The results for the Confederacy were a string of operational successes in the East but these could not be translated into a strategic dividend. The command system was part of the reason for this failure. Lee’s victories increased his influence (which reached its height in May/June, 1863) but not his power within the circles of the Davis administration. (His suggestion, for example, that Beauregard command a new force on his right was ignored.) By 1863 and 1864 Davis came to rely on his advice; and needless to say, it was heavily influenced by his perspectives and responsibilities as an army commander. The appointment of Braxton Bragg as Davis’s advisor “Commanding the Armies of the Confederate States” in February, 1864, only accentuated the muddle and ambiguity of the Confederate command system.

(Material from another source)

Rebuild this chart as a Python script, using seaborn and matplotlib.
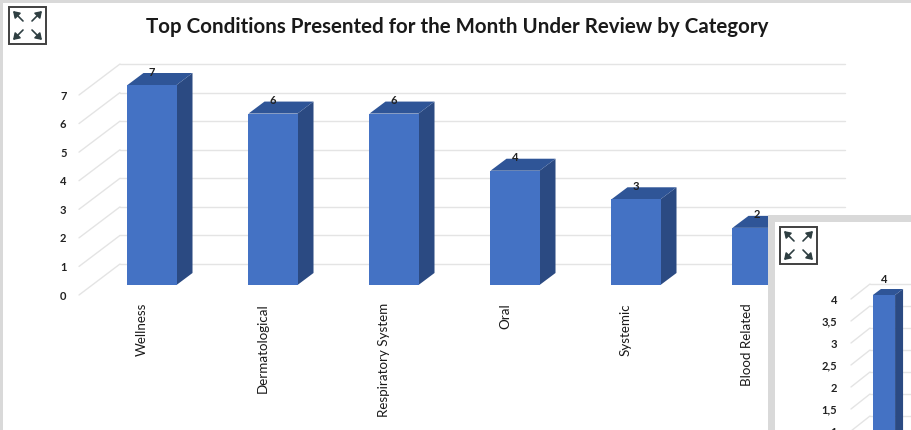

Bragg’s power did not extend to Lee (who was his senior) or the Army of Northern Virginia.
Lee was not general-in-chief, and Davis’s informal methods of working while retaining all powers of decision in his own hands meant that Lee did not have the time to devote to matters outside his department. Davis’s requests could also be importunate. For instance, at the height of his anxieties as to whether Grant had crossed the James River on June 15, 1864, Davis asked Lee to recommend a successor to Leonidas Polk, who had been killed at Pine Mountain, Georgia, the day before. Lee declined, pleading lack of knowledge. Such opinions, expressed in his correspondence, used to be adduced by some historians as evidence of Lee’s parochialism. But it was the system that was at fault. It overemphasized field command and expected too much of its practitioners, and neglected to provide for the coordinating duties of higher levels of command. Significantly, neither Joseph E. Johnston nor P. G. T. Beauregard did more than Lee (in many ways did much less) when given command of the Department of the West in 1863 and 1864 respectively. They assumed that their duties were purely advisory. Given such constraints, Lee could not fulfill a role that the system was not designed to carry out.